Danke und liebe Grüße,
             Jürgen


----------



## Spoony (8. Mai 2009)

*AW: Pond Guard  von Velda, hat jemannd erfahrung?*

Zwei Bekannte von mir nutzen den Pond Guard und sind sehr zufrieden damit. Hält bei ihnen nicht nur zuverlässig __ Reiher vom Teich fern, sondern auch Katzen.
Das Raubvogelgeräusch ist allerdings auch recht laut, weiß nicht, ob es evtl. in der Nachbarschaft stört, wenn das Teil mehrmals am Tag auslöst.


----------



## Jürgen H. (9. Mai 2009)

*AW: Pond Guard  von Velda, hat jemannd erfahrung?*

Hallo Spoony,
Ich denke das mit den Nachbaren bekomme ich hin, Kiste Bier und ein Grillabend und ich habe ruhe. 
Ne, im ernst wenn das Teil ein paarmal auslöst ist das sicherlich ok. 
Nur wenn der Sensor so empfindlich ist das er schon bei den leisesten Windhauch anspricht wird das sicher schon lästig.
Velda hatte, wie raus bekommen habe, mit der Vorserie ziemliche Probleme mit der Dichtigkeit bei Regen. 
Würde mich Interessieren ob das immer noch so ist.

Grüße von der Küste,
       Jürgen


----------



## Spoony (9. Mai 2009)

*AW: Pond Guard  von Velda, hat jemand erfahrung?*

Mh, ob diese Dichtigkeits-Probleme noch bestehen, weiß ich leider nicht.
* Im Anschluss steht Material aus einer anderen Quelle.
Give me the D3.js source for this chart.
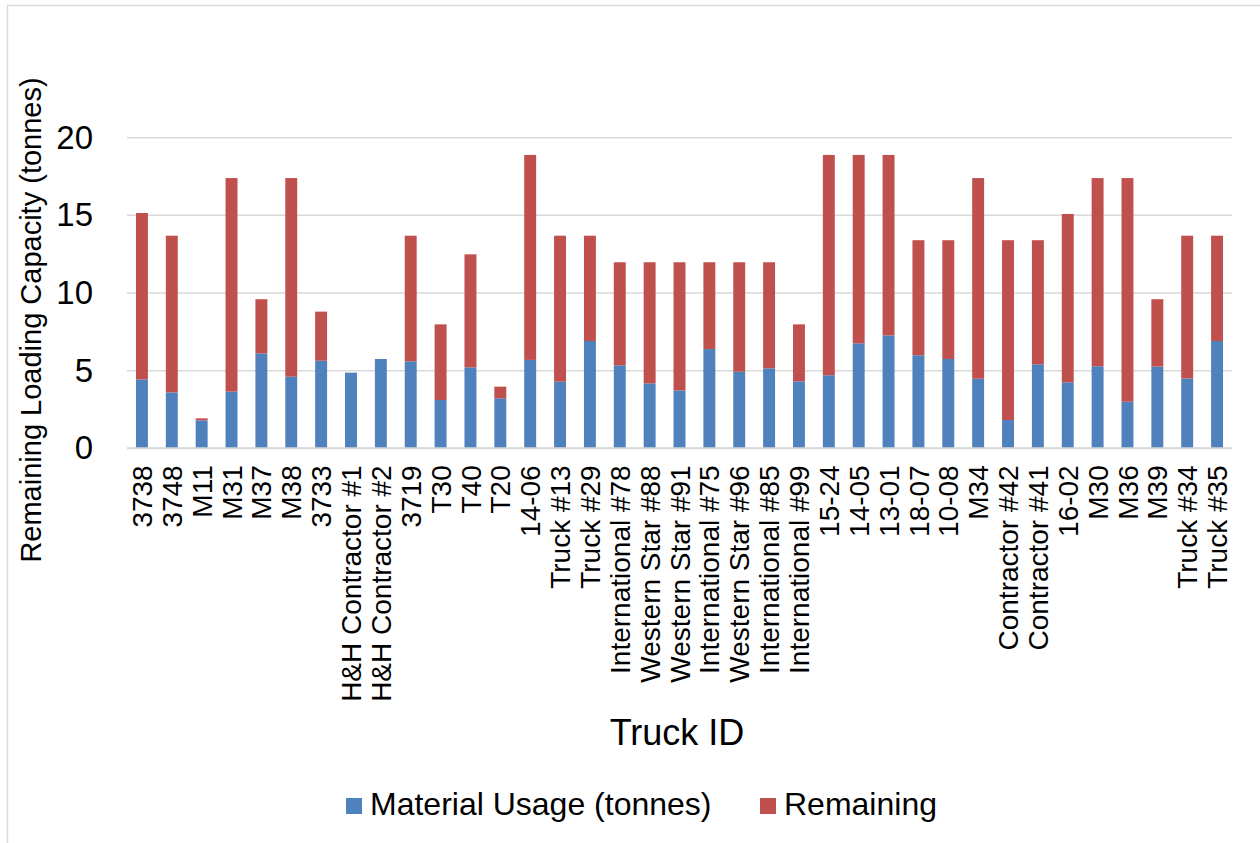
<!DOCTYPE html>
<html>
<head>
<meta charset="utf-8">
<script src="https://cdn.jsdelivr.net/npm/d3@7/dist/d3.min.js"></script>
<style>
  html, body { margin: 0; padding: 0; background: #ffffff; }
  svg { display: block; font-family: "Liberation Sans", Arial, sans-serif; }
</style>
</head>
<body>
<svg id="chart" width="1260" height="843"></svg>
<script>
// Truck IDs along the category axis
const trucks = [
  "3738", "3748", "M11", "M31", "M37", "M38", "3733",
  "H&H Contractor #1", "H&H Contractor #2", "3719", "T30", "T40", "T20",
  "14-06", "Truck #13", "Truck #29", "International #78", "Western Star #88",
  "Western Star #91", "International #75", "Western Star #96", "International #85",
  "International #99", "15-24", "14-05", "13-01", "18-07", "10-08", "M34",
  "Contractor #42", "Contractor #41", "16-02", "M30", "M36", "M39",
  "Truck #34", "Truck #35"
];

// Material used per truck (tonnes)
const materialUsage = [
  4.44, 3.60, 1.80, 3.65, 6.11, 4.61, 5.64,
  4.87, 5.75, 5.60, 3.11, 5.21, 3.22,
  5.69, 4.29, 6.91, 5.34, 4.18,
  3.73, 6.39, 4.93, 5.15,
  4.31, 4.70, 6.76, 7.27, 5.99, 5.75, 4.48,
  1.82, 5.41, 4.25, 5.28, 3.00, 5.26,
  4.50, 6.91
];

// Loading capacity still available per truck (tonnes)
const remaining = [
  10.71, 10.09, 0.13, 13.75, 3.49, 12.79, 3.16,
  0.00, 0.00, 8.09, 4.87, 7.28, 0.75,
  13.20, 9.40, 6.78, 6.64, 7.80,
  8.25, 5.59, 7.05, 6.83,
  3.67, 14.19, 12.13, 11.62, 7.41, 7.65, 12.92,
  11.58, 7.99, 10.84, 12.12, 14.40, 4.34,
  9.19, 6.78
];

const yTicks = [0, 5, 10, 15, 20];

const seriesNames = ["Material Usage (tonnes)", "Remaining"];
const seriesKeys = ["material", "remaining"];
const seriesColors = ["#4f81bd", "#c0504d"];

const rows = trucks.map((t, i) => ({ truck: t, material: materialUsage[i], remaining: remaining[i] }));

const svg = d3.select("#chart");

// Chart area frame
svg.append("rect")
  .attr("x", 7.5).attr("y", 5.5)
  .attr("width", 1400).attr("height", 1000)
  .attr("fill", "none").attr("stroke", "#d9d9d9").attr("stroke-width", 1.5);

const plot = { left: 127, right: 1232, top: 137.7, bottom: 448.3 };

const x = d3.scaleBand()
  .domain(trucks)
  .range([plot.left, plot.right])
  .paddingInner(0.6)
  .paddingOuter(0.3);

const y = d3.scaleLinear()
  .domain([0, 20])
  .range([plot.bottom, plot.top]);

// Horizontal gridlines
svg.append("g")
  .selectAll("line")
  .data(yTicks)
  .join("line")
  .attr("x1", plot.left).attr("x2", plot.right)
  .attr("y1", d => y(d)).attr("y2", d => y(d))
  .attr("stroke", "#d9d9d9").attr("stroke-width", 1.5);

// Stacked bars
const stack = d3.stack().keys(seriesKeys);
const layers = stack(rows);

svg.append("g")
  .selectAll("g")
  .data(layers)
  .join("g")
  .attr("fill", (d, i) => seriesColors[i])
  .selectAll("rect")
  .data(d => d)
  .join("rect")
  .attr("x", d => x(d.data.truck))
  .attr("width", x.bandwidth())
  .attr("y", d => y(d[1]))
  .attr("height", d => Math.max(0, y(d[0]) - y(d[1])));

// Value axis labels
const yAxis = d3.axisLeft(y).tickValues(yTicks).tickSize(0).tickPadding(0);
const yg = svg.append("g")
  .attr("transform", "translate(93,0)")
  .call(yAxis);
yg.select(".domain").remove();
yg.selectAll("text")
  .attr("font-size", 33)
  .attr("fill", "#000")
  .attr("font-family", "'Liberation Sans', Arial, sans-serif");

// Category axis line
svg.append("line")
  .attr("x1", plot.left).attr("x2", plot.right)
  .attr("y1", plot.bottom).attr("y2", plot.bottom)
  .attr("stroke", "#d9d9d9").attr("stroke-width", 2);

// Category labels, rotated
const xAxis = d3.axisBottom(x).tickSize(0).tickPadding(0);
const xg = svg.append("g")
  .attr("transform", `translate(0,${plot.bottom})`)
  .call(xAxis);
xg.select(".domain").remove();
xg.selectAll("text")
  .attr("font-size", 28)
  .attr("fill", "#000")
  .attr("font-family", "'Liberation Sans', Arial, sans-serif")
  .attr("text-anchor", "end")
  .attr("transform", "rotate(-90)")
  .attr("x", -17)
  .attr("y", 0)
  .attr("dy", "0.36em");

// Axis titles
svg.append("text")
  .attr("transform", "translate(41,320) rotate(-90)")
  .attr("text-anchor", "middle")
  .attr("font-size", 29)
  .attr("fill", "#000")
  .text("Remaining Loading Capacity (tonnes)");

svg.append("text")
  .attr("x", 677).attr("y", 745)
  .attr("text-anchor", "middle")
  .attr("font-size", 36)
  .attr("fill", "#000")
  .text("Truck ID");

// Legend
const legendItems = [
  { name: seriesNames[0], color: seriesColors[0], x: 346 },
  { name: seriesNames[1], color: seriesColors[1], x: 760 }
];
const lg = svg.append("g");
legendItems.forEach(item => {
  lg.append("rect")
    .attr("x", item.x).attr("y", 798)
    .attr("width", 16).attr("height", 16)
    .attr("fill", item.color);
  lg.append("text")
    .attr("x", item.x + 24).attr("y", 815)
    .attr("font-size", 32)
    .attr("fill", "#000")
    .text(item.name);
});
</script>
</body>
</html>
Habe zumindest von meinen Bekannten nichts dergleichen gehört.


----------



## CityCobra (16. Mai 2012)

*AW: Pond Guard  von Velda, hat jemand erfahrung?*



Jürgen H. schrieb:


> Pond Guard  von Velda .
> Taucht das was oder wäre das rausgeschmissenes Geld?
> Hat jemand Erfahrung mit dem Gerät?


Ich bin bei meiner Suche nach einem wirkungsvollen Mittel zur __ Reiher-Abwehr ebenfalls über den Velda Pond Guard gestolpert.
Nachdem was ich mit Hilfe von Google im Netz gefunden habe, scheint das Teil aber nicht viel zu taugen gegen den __ Fischreiher.
Gibt es hier Leute die das Teil bereits im Einsatz haben, und wie sind Eure Erfahrungen damit?


----------



## juerg_we (2. Juli 2012)

*AW: Pond Guard  von Velda, hat jemand erfahrung?*

hallo,
also ich habe als erstes oben auf den rand so ein taubenabwehrband installiert und dachte
dass jetzt ruhe ist ,habe aber die rechnung ohne den __ reiher gemacht der sich einfach hinter das band (waren ca 2cm platz) auf die lauer gelegt hat.
jetzt habe ich mir pond guard gekauft und installiert,seit dem (sind erst 5 tage) keinen reiherbesuch mehr gehabt, bis jetzt alles ok.
gruss
Jürgen


----------